Fear Street Parte 2: 1978, la recensione
Dopo un primo capitolo deludente, Fear Street Parte 2: 1978 trova la sua dimensione perfetta e il giusto focus, regalando al contempo un soddisfacente esercizio di regia
Dopo la partenza macchinosa e confusionaria del primo capitolo, una deludente galleria di elementi horror senza troppo spessore (narrativo, estetico), con Fear Street Parte 2: 1978 possiamo tirare un sospiro di sollievo: la trilogia diretta da Leigh Janiak si riprende - per il momento - alla grande. Concentrandosi parallelamente sull’origin story di uno dei numerosi killer che affollavano l’episodio iniziale e scavando nel significato della maledizione della strega (che chiarisce la sua direzione metaforica), Fear Street Parte 2: 1978 riesce finalmente a trovare il giusto focus, portandosi a casa nel contempo un soddisfacente esercizio registico.
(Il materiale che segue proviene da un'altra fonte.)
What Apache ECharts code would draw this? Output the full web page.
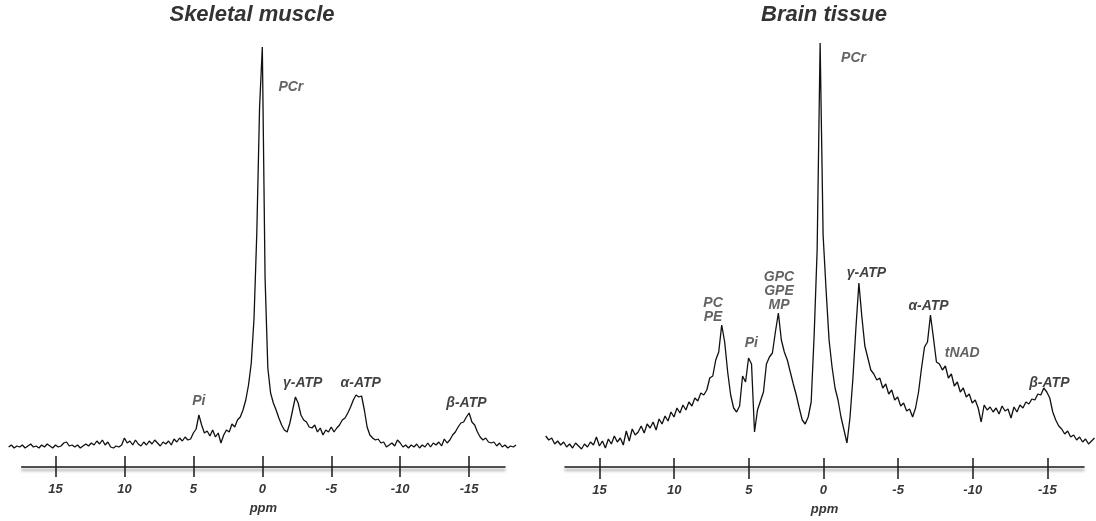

Quello che nel primo capitolo era un generico accenno a una disparità sociale/storico conflitto tra Shadyside (la cittadina sfigata e in cui avvengono gli omicidi, dove la gente non ha speranza di un futuro) e Sunnyvale (la controparte borghese) in Fear Street Parte 2: 1978 si fa lotta concreta ed è la “guerra dei colori” che si tiene nel camping estivo di Nightwing. Durante questa notte di sfida, mentre ci si nasconde tra gli alberi, lo spirito della strega Sarah Fier si impossessa di un nuovo corpo compiendo un massacro. Toccherà alla “perfettina” Cindy Berman (Emily Rudd) e alla sua sorella ribelle Ziggy (Sadie Sink, attrice guarda caso di Stranger Things) cercare di mettere fine alla maledizione di Shadyside e, affrontandola, capiranno molto di più su se stesse e sul loro passato.